Adams County Morning


 I traveled over to Adams County, in the heart of Amish Country, to give a talk to the board of the Ohio Nature Conservancy on October 1. TNC is planning an ambitious project to build a land bridge between the Edge of Appalachia preserve and Shawnee State Forest. This is the heart of cerulean warbler country. There could not be a better time to acquire and preserve mature mesic deciduous forest in the stronghold of the cerulean warbler's range. I'm so excited about this acquisition project, which is proceeding without delay. Just look at these hills, cloaked in oaks and hickories, at the mist rolling up from the hayfields.


 I spoke to the board about all the threats facing cerulean warblers and other Neotropical migrant songbirds: mountaintop removal mining primary among them. And it was a balm, the next morning, to drive out and through the best remaining cerulean warbler habitat going. Ceruleans sing so persistently and abundantly in Shawnee State Forest that when I was there three springs ago we were laughing and calling them "trash birds," these endangered little scraps of blue.


 We were making a long caravan, snaking through the Blue Creek valley south of Peebles, Ohio, when I saw a deliquescing tobacco barn that begged to be photographed. I stopped, and the caravan went on without me.


 But I had an ace in the hole: my old Facebook friend and brand new flesh and blood (I like to say corporeal) friend, Tricia West. Tricia grew up on a tobacco farm near here. That's why we decided to have our photo made in front of skeins of drying tobacco.




We decided to turn this unfortunate event (being separated from the TNC field trip) into an expotition. And we did. We wound through the valleys and found Sunshine Ridge Road, for which TNC's "Sunshine Corridor" project is named, and we marveled at the fabulous habitat all around us.  It was so exciting to know it would be preserved forever.


 Tricia pointed out the tobacco barns, airy structures made for drying wet tobacco that's hung from the rafters. The long dark line on the left of this barn is tobacco, drying under black plastic in the field. It's then taken and hung up in the barn. Tricia said each plant gets handled a lot between planting and the final stripping of the leaves from the stem.

You can just see the warm brown tobacco between the cracks in the siding. I love knowing these seemingly decaying barns are active, working structures. I also love thinking there might be barn owls in some of them. Tricia said she grew up with white owls screaming in the rafters of her barn, and didn't think anything of it. Well, she said sometimes they scared the bejabbers out of her, but...Now that she's a birder, she knows how incredible that is. You can count the remaining pairs of barn owls in Ohio on one hand. And it's all because barns like these are falling down and being replaced by metal pole barns, tight as a drum, with no way for any ghost owls to make their way inside.

 This grand old house belongs to some of Tricia's relatives.
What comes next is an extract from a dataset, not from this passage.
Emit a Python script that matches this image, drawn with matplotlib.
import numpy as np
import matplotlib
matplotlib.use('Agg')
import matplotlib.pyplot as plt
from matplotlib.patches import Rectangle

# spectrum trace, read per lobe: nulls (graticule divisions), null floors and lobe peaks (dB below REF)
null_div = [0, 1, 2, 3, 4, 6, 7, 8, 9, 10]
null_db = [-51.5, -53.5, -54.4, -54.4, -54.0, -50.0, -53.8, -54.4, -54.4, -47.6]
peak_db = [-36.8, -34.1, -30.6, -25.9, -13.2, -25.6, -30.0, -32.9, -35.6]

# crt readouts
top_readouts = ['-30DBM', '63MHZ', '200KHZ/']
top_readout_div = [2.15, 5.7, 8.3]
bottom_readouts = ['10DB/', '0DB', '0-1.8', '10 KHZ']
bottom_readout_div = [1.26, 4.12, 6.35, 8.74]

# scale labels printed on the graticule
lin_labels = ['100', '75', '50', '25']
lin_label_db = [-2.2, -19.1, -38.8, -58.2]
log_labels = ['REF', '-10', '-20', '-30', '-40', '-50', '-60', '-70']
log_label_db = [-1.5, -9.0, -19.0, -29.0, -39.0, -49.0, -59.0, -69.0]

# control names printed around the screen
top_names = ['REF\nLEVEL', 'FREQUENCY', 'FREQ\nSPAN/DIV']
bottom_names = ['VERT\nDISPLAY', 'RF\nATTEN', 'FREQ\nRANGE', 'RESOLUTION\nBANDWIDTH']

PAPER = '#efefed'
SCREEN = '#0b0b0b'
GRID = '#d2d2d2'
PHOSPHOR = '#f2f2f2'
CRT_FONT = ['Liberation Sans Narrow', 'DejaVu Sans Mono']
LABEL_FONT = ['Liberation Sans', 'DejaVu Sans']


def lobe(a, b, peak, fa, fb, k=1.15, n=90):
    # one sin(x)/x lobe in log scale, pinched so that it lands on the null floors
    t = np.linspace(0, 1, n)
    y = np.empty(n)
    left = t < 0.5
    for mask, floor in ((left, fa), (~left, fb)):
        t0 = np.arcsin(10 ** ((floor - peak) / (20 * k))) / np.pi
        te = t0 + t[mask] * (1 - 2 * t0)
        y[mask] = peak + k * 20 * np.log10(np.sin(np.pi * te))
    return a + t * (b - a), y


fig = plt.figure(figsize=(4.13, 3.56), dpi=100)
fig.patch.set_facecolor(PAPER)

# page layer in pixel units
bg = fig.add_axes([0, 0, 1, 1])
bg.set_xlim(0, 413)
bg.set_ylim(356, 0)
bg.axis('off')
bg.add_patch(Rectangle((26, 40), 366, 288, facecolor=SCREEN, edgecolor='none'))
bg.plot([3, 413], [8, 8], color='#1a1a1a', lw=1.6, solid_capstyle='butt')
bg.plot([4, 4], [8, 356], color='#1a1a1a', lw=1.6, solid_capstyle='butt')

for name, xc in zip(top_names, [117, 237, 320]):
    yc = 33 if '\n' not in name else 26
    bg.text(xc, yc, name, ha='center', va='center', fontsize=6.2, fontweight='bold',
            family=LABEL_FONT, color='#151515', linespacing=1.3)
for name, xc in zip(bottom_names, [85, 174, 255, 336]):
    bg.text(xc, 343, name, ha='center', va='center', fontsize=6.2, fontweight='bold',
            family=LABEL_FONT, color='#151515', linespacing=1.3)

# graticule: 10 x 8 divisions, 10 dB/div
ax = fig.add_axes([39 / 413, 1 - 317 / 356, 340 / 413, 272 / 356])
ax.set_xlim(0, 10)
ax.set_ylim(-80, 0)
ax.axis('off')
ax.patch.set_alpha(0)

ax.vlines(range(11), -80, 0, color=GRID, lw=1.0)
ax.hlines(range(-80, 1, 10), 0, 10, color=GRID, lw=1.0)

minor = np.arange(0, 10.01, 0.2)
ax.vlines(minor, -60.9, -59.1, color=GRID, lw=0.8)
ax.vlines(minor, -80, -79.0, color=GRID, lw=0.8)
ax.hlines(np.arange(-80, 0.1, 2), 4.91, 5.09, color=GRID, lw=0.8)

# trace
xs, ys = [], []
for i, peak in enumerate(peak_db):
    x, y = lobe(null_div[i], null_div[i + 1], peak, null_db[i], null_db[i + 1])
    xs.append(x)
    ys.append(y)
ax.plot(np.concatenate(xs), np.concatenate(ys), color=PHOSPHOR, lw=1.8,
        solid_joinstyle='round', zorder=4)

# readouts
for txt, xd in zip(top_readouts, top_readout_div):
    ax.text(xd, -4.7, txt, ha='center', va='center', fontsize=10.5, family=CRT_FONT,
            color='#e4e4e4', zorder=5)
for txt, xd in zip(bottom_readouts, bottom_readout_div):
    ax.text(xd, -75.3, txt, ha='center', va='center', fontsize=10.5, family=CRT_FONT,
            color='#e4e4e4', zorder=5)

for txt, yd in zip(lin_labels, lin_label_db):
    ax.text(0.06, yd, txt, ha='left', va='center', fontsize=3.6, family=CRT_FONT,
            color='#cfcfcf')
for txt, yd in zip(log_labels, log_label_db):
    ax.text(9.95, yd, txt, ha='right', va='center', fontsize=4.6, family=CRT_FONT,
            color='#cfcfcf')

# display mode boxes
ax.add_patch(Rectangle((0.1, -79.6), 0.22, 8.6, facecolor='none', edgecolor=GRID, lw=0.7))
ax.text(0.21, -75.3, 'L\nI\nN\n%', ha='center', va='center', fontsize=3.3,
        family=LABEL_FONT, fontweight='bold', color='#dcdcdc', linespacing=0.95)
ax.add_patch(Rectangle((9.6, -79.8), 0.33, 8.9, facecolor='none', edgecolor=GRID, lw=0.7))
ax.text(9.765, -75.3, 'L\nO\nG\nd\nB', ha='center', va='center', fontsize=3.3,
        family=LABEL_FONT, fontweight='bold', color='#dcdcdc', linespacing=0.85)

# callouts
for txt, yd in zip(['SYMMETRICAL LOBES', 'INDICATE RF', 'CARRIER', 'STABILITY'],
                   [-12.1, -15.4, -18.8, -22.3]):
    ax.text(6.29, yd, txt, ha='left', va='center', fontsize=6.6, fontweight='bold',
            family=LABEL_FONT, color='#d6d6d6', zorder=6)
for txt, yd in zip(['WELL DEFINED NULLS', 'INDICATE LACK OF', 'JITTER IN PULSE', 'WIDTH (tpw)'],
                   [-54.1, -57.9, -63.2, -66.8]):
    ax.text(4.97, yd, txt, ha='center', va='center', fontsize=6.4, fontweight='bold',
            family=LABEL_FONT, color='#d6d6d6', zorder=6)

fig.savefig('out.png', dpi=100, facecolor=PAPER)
I was seared with the feeling that, but for chance, this could have been my family's house, too. I wondered how it felt to drive by, recognizing a house like this from your childhood. I yearned to have memories here, too, but mine were only made today.


 The house is in beautiful repair, not a single detail anachronistic or jarring. So beautiful.


 And right next door, the little store owned by her family. How I would love to make this a studio, not change a detail. Well, maybe drown it in flowers, put a Boston terrier on the front porch. That's all.



Tricia called this the greenhouse. Green it was, with a  huge black walnut dropping alarums on its roof.


 Too soon, it was time to leave, and I raced for Whipple, snapping photos out the car window. There are so many cemeteries in Amish country. All of them lovely.

I don't know why I like this photo so much, taken as it was from my car window. I liked the laundry flapping on the line, and tried to snap it, but the G-ll was sluggish and I got a sugar maple in the way. And it was perfect.


 A lonely field, more black walnuts having taken off their summer dresses, standing naked before the winter.


 A barn, being taken over by trees.


 As so very many are. I love the ruins, but I love more to see a barn doing its job. A trip to Amish country reminds me that somewhere, there are barns that aren't slated for demolition, barns that contribute and are appreciated.


Hackleshin Road, a nice name for someone who likes raptors. And before I knew it, I was home, a wonderful adventure behind me. I want to come back and see the Sunshine Corridor grow and grow! Thank you, Ohio Nature Conservancy, for this gift to the planet.